Interesting, yes I imagine the low angle when using a sandtrap puts a lot more friction on the lip then if the anchor was higher on say a tree, bolt, etc.)
Thanks Mike. Maybe semantics, but tie off? I could see putting a knot on the short end of the rope while using an ATC or similar device, the knot would block there, then you rap single while the rope slides through the rap ring above. Obviously you need enough rope overall. However, I was more curious on the "tie off" method.
You want to start this whole process way before the end of the rope is at you and knotable at your Rap Device. You've set yourself up for issue if you wait that long. Once you are over the edge and start seeing that the rope lengths are no even, tie off the short end, lock off or what ever method you want to use to secure it. Then continue on the long end until the two lengths are somewhat even. Undo the lock and continue with the double strand together.

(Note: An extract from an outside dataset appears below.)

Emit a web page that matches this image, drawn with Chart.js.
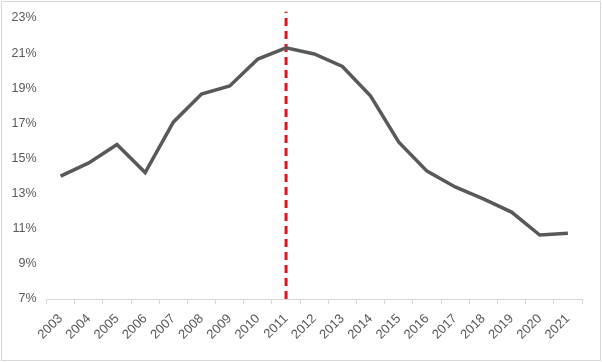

As Tom said, it depends. If a rappeller sets too much friction on the rappel and there is a lot of bouncing up and down, he or she can easily cause a deep rope groove very quickly, probably even more so than retrieving an unweighted rope. Unfortunately, yes, I have seen this.
"Double strand gives more friction and helps control a rappel which is a great thing."
This statement always drives me completely CrAzY!!!!
Really? The ROPE determines how much friction you get? Let me tell you dude, if YOU don't control how much friction you get, then you are already in trouble, destined to become talus food, and should take up stamp collecting or something.